There has been some consideration of the introduction of a public defender scheme in
Ireland, driven mainly by cost-cutting concerns, but most lawyers are opposed to it.
Some of the opposition is, of course, self-interested, based on a fear that it would reduce
earnings, but there is also a concern, based on looking at the US experience, that such a
scheme would be under-funded and under-resourced and would thus provide a poorer
service to clients. One of the principal grounds of appeal in death sentence cases in the
US in recent years has been claims of inadequate and incompetent legal representation at
trial under the public defender scheme. I should, of course, also say that there are some
really excellent public defender lawyers in the US who do great work under very difficult
conditions.

There is also some concern that in a state-run system, promotion and advancement would
not go to those who showed the most enthusiasm for defending their clients, thus
gradually making the system less effective.

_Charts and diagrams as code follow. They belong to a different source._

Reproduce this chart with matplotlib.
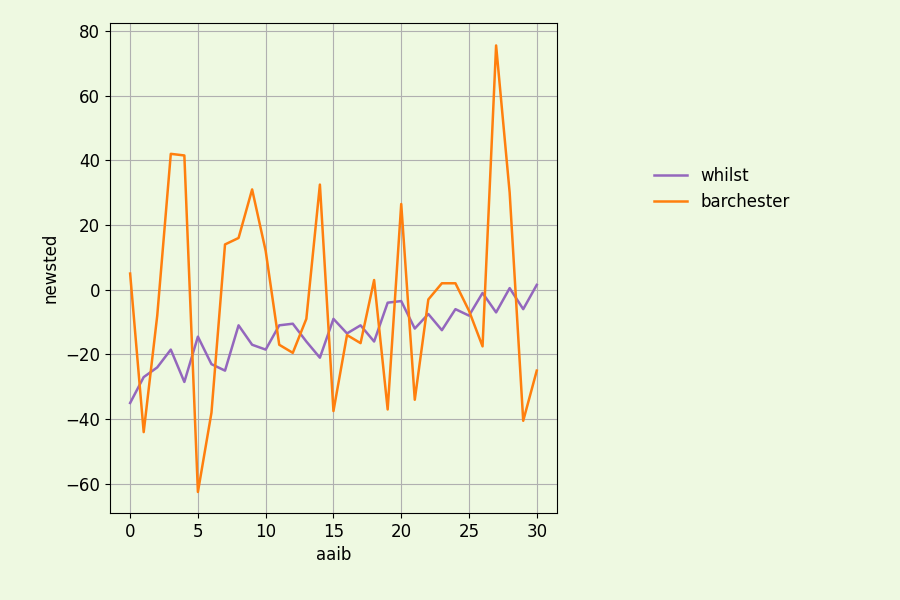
import matplotlib
matplotlib.use("Agg")
import matplotlib.pyplot as plt

x = list(range(31))
whilst = [-35, -27, -24, -18.5, -28.5, -14.5, -23, -25, -11, -17, -18.5, -11, -10.5, -16, -21, -9,
          -13.5, -11, -16, -4, -3.5, -12, -7.5, -12.5, -6, -8, -1, -7, 0.5, -6, 1.5]
barchester = [5, -44, -8, 42, 41.5, -62.5, -38, 14, 16, 31, 12, -17, -19.5, -9, 32.5, -37.5,
              -14, -16.5, 3, -37, 26.5, -34, -3, 2, 2, -6.5, -17.5, 75.5, 30, -40.5, -25]

bg = "#eef9e1"
fig = plt.figure(figsize=(9, 6), dpi=100, facecolor=bg)
ax = fig.add_axes([0.122, 0.145, 0.497, 0.817])
ax.set_facecolor(bg)
ax.plot(x, whilst, color="#9467bd", label="whilst", lw=1.8)
ax.plot(x, barchester, color="#ff7f0e", label="barchester", lw=1.8)
ax.grid(True, color="#b0b0b0")
ax.set_axisbelow(True)
ax.set_ylim(-69, 82.5)
ax.set_xlim(-1.5, 31.5)
ax.set_xlabel("aaib", fontsize=12)
ax.set_ylabel("newsted", fontsize=12)
ax.tick_params(labelsize=12)
fig.legend(loc="center left", bbox_to_anchor=(0.71, 0.685), frameon=False, fontsize=12)
fig.savefig("out.png", facecolor=bg)
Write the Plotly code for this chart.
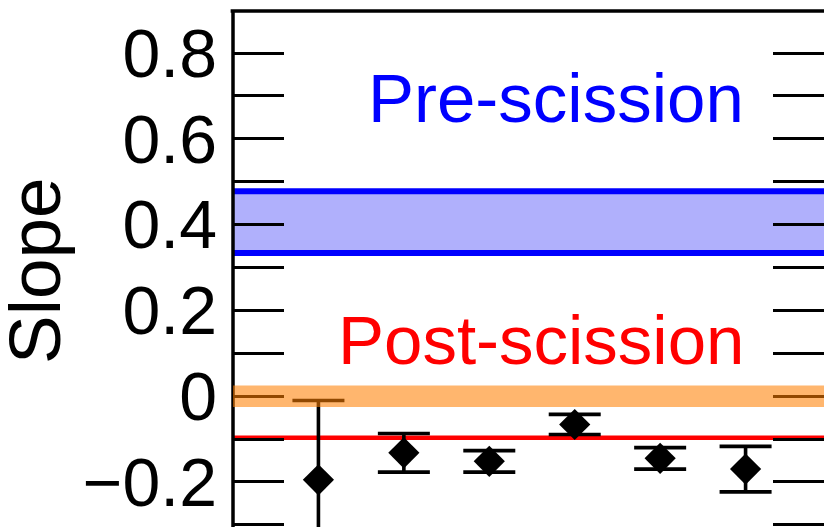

Neither of these concerns is insurmountable. A well-funded public defender system
established on a totally independent basis could be just as effective as our present system.
And in fact we have some publicly funded bodies that provide legal representation in
equality law cases and to asylum-seekers that have shown their independence over the
years, but the gross under-funding of the Government-financed (Civil) Law Centres
would not encourage one to think that adequate resources would be put into a public
defender scheme.

Legal costs, of course, do not have to be as high as they are in Ireland, but if criminal
defence work is to attract and keep well-qualified and experienced practitioners, the fees
paid must be in some way comparable with what such practitioners could earn in other
areas of law in the particular country in question.

If criminal legal aid is essential to the integrity of the justice system and the protection of
the rights of accused persons, as the Irish Supreme Court said in Healy v. Donoghue in
1976, then it is important in each country to ensure that it is not a second rate service or
that will tend to undermine confidence in the whole justice system.